Transcribe all of the material exactly, except for its pictures.
● ● ● ● ●
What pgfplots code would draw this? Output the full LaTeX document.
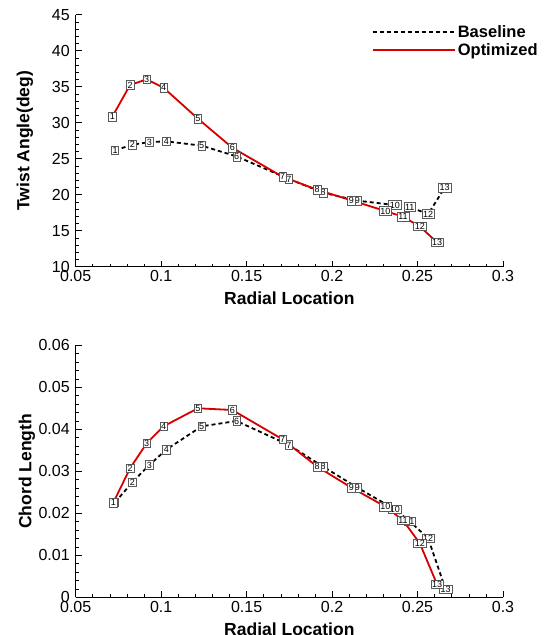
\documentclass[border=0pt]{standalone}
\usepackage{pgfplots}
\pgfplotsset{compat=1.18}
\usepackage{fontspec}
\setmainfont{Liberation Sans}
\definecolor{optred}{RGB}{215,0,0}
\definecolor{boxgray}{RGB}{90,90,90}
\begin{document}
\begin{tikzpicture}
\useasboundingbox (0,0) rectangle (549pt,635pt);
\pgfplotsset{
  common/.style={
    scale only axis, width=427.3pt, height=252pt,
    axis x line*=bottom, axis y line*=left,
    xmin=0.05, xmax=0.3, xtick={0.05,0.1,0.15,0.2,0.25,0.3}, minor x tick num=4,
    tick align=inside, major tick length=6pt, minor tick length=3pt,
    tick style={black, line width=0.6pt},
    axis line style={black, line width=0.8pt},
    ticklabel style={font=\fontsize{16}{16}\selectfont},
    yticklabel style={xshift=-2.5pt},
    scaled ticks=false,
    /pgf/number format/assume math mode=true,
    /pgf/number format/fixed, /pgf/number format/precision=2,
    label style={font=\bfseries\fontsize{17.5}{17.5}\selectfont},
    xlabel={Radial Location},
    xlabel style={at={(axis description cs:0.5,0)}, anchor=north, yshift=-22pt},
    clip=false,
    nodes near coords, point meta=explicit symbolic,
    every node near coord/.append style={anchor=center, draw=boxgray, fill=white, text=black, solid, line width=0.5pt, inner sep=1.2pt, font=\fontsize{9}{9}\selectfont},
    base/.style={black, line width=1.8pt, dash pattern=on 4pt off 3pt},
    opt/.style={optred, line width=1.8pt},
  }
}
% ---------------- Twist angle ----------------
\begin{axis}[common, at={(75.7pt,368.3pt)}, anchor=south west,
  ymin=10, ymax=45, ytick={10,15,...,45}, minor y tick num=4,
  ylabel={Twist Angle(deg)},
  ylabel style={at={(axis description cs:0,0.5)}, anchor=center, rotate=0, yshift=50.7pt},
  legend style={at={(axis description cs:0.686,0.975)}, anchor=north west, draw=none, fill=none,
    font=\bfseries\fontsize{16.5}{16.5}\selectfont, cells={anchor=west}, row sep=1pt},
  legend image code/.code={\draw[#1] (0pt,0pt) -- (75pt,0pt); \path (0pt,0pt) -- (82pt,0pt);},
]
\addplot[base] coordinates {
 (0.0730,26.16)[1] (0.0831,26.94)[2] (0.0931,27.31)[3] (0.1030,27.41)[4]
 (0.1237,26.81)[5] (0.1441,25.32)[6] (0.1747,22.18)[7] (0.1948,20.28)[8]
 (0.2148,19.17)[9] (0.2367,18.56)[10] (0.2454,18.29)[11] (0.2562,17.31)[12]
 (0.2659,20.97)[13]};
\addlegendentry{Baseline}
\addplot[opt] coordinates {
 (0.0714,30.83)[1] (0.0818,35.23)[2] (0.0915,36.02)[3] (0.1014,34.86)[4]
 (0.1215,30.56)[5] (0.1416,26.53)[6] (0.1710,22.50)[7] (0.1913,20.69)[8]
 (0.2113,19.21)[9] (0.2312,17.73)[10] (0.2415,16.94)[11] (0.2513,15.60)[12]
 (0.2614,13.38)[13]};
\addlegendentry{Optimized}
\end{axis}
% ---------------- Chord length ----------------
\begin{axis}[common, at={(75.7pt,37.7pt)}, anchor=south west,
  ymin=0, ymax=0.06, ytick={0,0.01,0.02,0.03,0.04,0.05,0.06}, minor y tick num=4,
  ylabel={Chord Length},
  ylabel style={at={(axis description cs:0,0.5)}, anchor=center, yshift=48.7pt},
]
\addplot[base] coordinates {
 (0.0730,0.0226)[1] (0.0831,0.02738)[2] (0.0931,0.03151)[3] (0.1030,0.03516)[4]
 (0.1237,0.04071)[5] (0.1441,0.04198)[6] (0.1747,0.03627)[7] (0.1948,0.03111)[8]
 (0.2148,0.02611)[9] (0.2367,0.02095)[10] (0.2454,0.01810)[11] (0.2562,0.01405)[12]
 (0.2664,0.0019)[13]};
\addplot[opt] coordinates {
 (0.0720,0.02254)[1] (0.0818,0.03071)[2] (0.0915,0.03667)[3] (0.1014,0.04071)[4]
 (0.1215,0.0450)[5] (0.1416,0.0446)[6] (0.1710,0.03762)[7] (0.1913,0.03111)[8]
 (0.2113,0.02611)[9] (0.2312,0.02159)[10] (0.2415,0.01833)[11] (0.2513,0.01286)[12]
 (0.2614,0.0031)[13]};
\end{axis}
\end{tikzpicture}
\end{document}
● ● ● ● ●
§ **FULL RESPONSE**:
What pgfplots code would draw this? Output the full LaTeX document.
\documentclass[border=0pt]{standalone}
\usepackage{pgfplots}
\pgfplotsset{compat=1.18}
\usepackage{fontspec}
\setmainfont{Liberation Sans}
\definecolor{optred}{RGB}{215,0,0}
\definecolor{boxgray}{RGB}{90,90,90}
\begin{document}
\begin{tikzpicture}
\useasboundingbox (0,0) rectangle (549pt,635pt);
\pgfplotsset{
  common/.style={
    scale only axis, width=427.3pt, height=252pt,
    axis x line*=bottom, axis y line*=left,
    xmin=0.05, xmax=0.3, xtick={0.05,0.1,0.15,0.2,0.25,0.3}, minor x tick num=4,
    tick align=inside, major tick length=6pt, minor tick length=3pt,
    tick style={black, line width=0.6pt},
    axis line style={black, line width=0.8pt},
    ticklabel style={font=\fontsize{16}{16}\selectfont},
    yticklabel style={xshift=-2.5pt},
    scaled ticks=false,
    /pgf/number format/assume math mode=true,
    /pgf/number format/fixed, /pgf/number format/precision=2,
    label style={font=\bfseries\fontsize{17.5}{17.5}\selectfont},
    xlabel={Radial Location},
    xlabel style={at={(axis description cs:0.5,0)}, anchor=north, yshift=-22pt},
    clip=false,
    nodes near coords, point meta=explicit symbolic,
    every node near coord/.append style={anchor=center, draw=boxgray, fill=white, text=black, solid, line width=0.5pt, inner sep=1.2pt, font=\fontsize{9}{9}\selectfont},
    base/.style={black, line width=1.8pt, dash pattern=on 4pt off 3pt},
    opt/.style={optred, line width=1.8pt},
  }
}
% ---------------- Twist angle ----------------
\begin{axis}[common, at={(75.7pt,368.3pt)}, anchor=south west,
  ymin=10, ymax=45, ytick={10,15,...,45}, minor y tick num=4,
  ylabel={Twist Angle(deg)},
  ylabel style={at={(axis description cs:0,0.5)}, anchor=center, rotate=0, yshift=50.7pt},
  legend style={at={(axis description cs:0.686,0.975)}, anchor=north west, draw=none, fill=none,
    font=\bfseries\fontsize{16.5}{16.5}\selectfont, cells={anchor=west}, row sep=1pt},
  legend image code/.code={\draw[#1] (0pt,0pt) -- (75pt,0pt); \path (0pt,0pt) -- (82pt,0pt);},
]
\addplot[base] coordinates {
 (0.0730,26.16)[1] (0.0831,26.94)[2] (0.0931,27.31)[3] (0.1030,27.41)[4]
 (0.1237,26.81)[5] (0.1441,25.32)[6] (0.1747,22.18)[7] (0.1948,20.28)[8]
 (0.2148,19.17)[9] (0.2367,18.56)[10] (0.2454,18.29)[11] (0.2562,17.31)[12]
 (0.2659,20.97)[13]};
\addlegendentry{Baseline}
\addplot[opt] coordinates {
 (0.0714,30.83)[1] (0.0818,35.23)[2] (0.0915,36.02)[3] (0.1014,34.86)[4]
 (0.1215,30.56)[5] (0.1416,26.53)[6] (0.1710,22.50)[7] (0.1913,20.69)[8]
 (0.2113,19.21)[9] (0.2312,17.73)[10] (0.2415,16.94)[11] (0.2513,15.60)[12]
 (0.2614,13.38)[13]};
\addlegendentry{Optimized}
\end{axis}
% ---------------- Chord length ----------------
\begin{axis}[common, at={(75.7pt,37.7pt)}, anchor=south west,
  ymin=0, ymax=0.06, ytick={0,0.01,0.02,0.03,0.04,0.05,0.06}, minor y tick num=4,
  ylabel={Chord Length},
  ylabel style={at={(axis description cs:0,0.5)}, anchor=center, yshift=48.7pt},
]
\addplot[base] coordinates {
 (0.0730,0.0226)[1] (0.0831,0.02738)[2] (0.0931,0.03151)[3] (0.1030,0.03516)[4]
 (0.1237,0.04071)[5] (0.1441,0.04198)[6] (0.1747,0.03627)[7] (0.1948,0.03111)[8]
 (0.2148,0.02611)[9] (0.2367,0.02095)[10] (0.2454,0.01810)[11] (0.2562,0.01405)[12]
 (0.2664,0.0019)[13]};
\addplot[opt] coordinates {
 (0.0720,0.02254)[1] (0.0818,0.03071)[2] (0.0915,0.03667)[3] (0.1014,0.04071)[4]
 (0.1215,0.0450)[5] (0.1416,0.0446)[6] (0.1710,0.03762)[7] (0.1913,0.03111)[8]
 (0.2113,0.02611)[9] (0.2312,0.02159)[10] (0.2415,0.01833)[11] (0.2513,0.01286)[12]
 (0.2614,0.0031)[13]};
\end{axis}
\end{tikzpicture}
\end{document}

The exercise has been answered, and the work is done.